Hardware Architectures for LLM Inference

This appendix collects Korean study notes for hardware architecture articles that are useful across the inference course.

These notes are not line-by-line full translations. They are translation-oriented lecture notes: each document preserves the original argument, translates the key concepts into Korean, and adds repository-specific connections to Week 1-4 measurements.

Reading Order

Course Connections

Theme	Why it matters	Related notes
Memory movement	Decode performance is usually limited by bytes moved, not peak FLOPS.	Week 1, Week 2
KV cache	Long-context inference is a capacity and bandwidth problem.	Week 3
Low precision	Quantization reduces both memory footprint and bandwidth pressure.	Week 4
Scratchpad / SRAM	Fast local memory changes the batch size needed to saturate compute.	Week 2
Scale-up / scale-out	Tensor parallelism, expert parallelism, and serving need different fabrics.	AI Systems Performance Engineering Chapter 4
NPU deployment	Inference-first accelerators need hardware, compiler, runtime, and serving-stack evaluation together.	Week 1-4

Quick Map

%%{init: {"theme": "base", "themeVariables": {"background": "#171717", "primaryColor": "#232323", "primaryTextColor": "#f5f5f5", "primaryBorderColor": "#d0d0d0", "lineColor": "#cfcfcf", "fontFamily": "Inter, Arial, sans-serif"}}}%%
flowchart LR
    A[Transformer inference] --> B[Memory movement]
    B --> C[Low precision]
    B --> D[Scratchpad / SRAM]
    B --> E[KV cache layout]
    A --> F[Scale-out communication]
    F --> G[Collectives]
    F --> H[Expert routing]
    A --> I[Hardware choices]
    I --> J[GPU]
    I --> K[TPU]
    I --> L[NPU]
    I --> M[DSA accelerator]

    classDef primary fill:#232323,stroke:#d0d0d0,color:#f5f5f5,stroke-width:2px;
    classDef secondary fill:#3b2f20,stroke:#d0d0d0,color:#f5f5f5,stroke-width:2px;
    classDef note fill:#52676b,stroke:#d0d0d0,color:#f5f5f5,stroke-width:2px;
    classDef accent fill:#62164d,stroke:#d0d0d0,color:#f5f5f5,stroke-width:2px;
    class A primary
    class B,F,I accent
    class C,D,E,G,H secondary
    class J,K,L,M note

Source Articles

Article	Source	Main question
All About Rooflines	https://jax-ml.github.io/scaling-book/roofline/	How can we estimate whether an operation is compute-bound or bandwidth-bound?
Domain-Specific Architectures for AI Inference	https://fleetwood.dev/posts/domain-specific-architectures	If we redesigned inference hardware around Transformers, what principles would emerge?
How to Think About TPUs	https://jax-ml.github.io/scaling-book/tpus/	How do TPU compute, memory, and interconnect limits shape scaling?
How to Think About GPUs	https://jax-ml.github.io/scaling-book/gpus/	How do NVIDIA GPU internals and network topology affect LLM scaling?
How to Think About NPUs	Rebellions and FuriosaAI public docs, linked in npus.ko.md	How should inference-first NPUs be evaluated against GPU/TPU systems?

Figure Assets

Selected Roofline, GPU, and TPU figures are copied from the JAX Scaling Book repository, which is distributed under the MIT License. Fleetwood article visuals are not copied; those concepts are restated with local Mermaid diagrams, hand-editable SVGs, and prose.

How to Use These Notes

Read this appendix after Week 2 and before Week 4 if possible.
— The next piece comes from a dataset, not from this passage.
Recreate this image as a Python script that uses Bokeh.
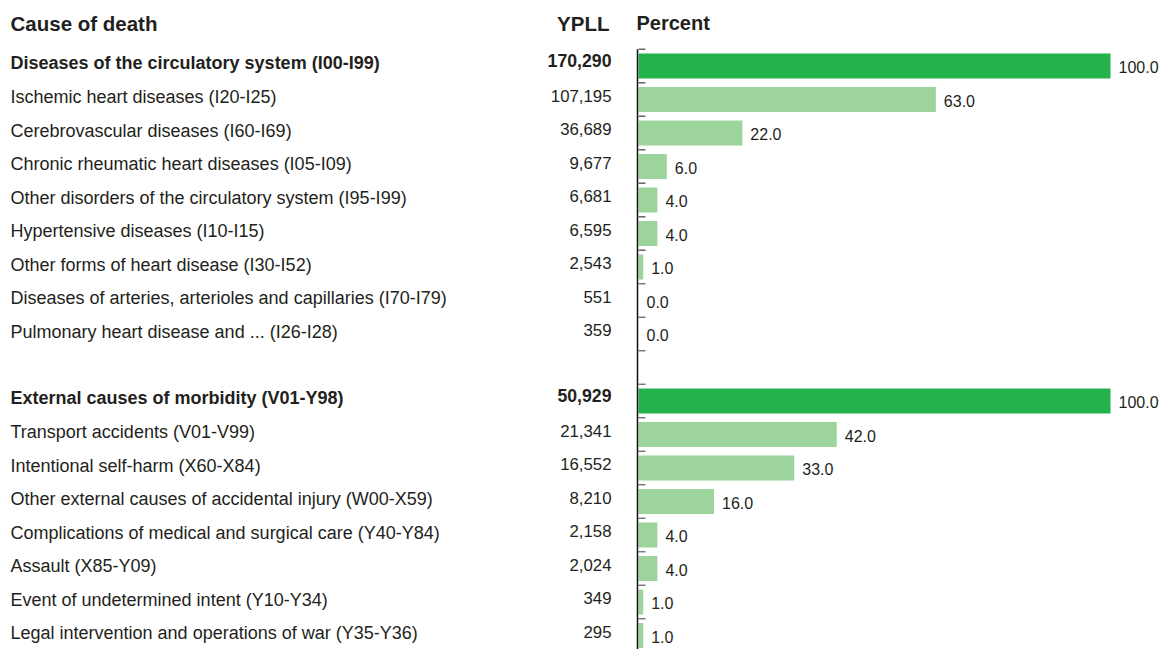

The practical mental model is:

Start with the workload phase: prefill, decode, training, or serving.
Estimate arithmetic intensity: operations per byte moved.
Compare it with the hardware ratio: compute throughput per memory or communication bandwidth.
Decide whether the first-order bottleneck is HBM, SRAM/SMEM, interconnect, host I/O, or software overhead.
Only then choose the optimization: quantization, batching, cache layout, kernel fusion, tensor parallelism, pipeline parallelism, or different hardware.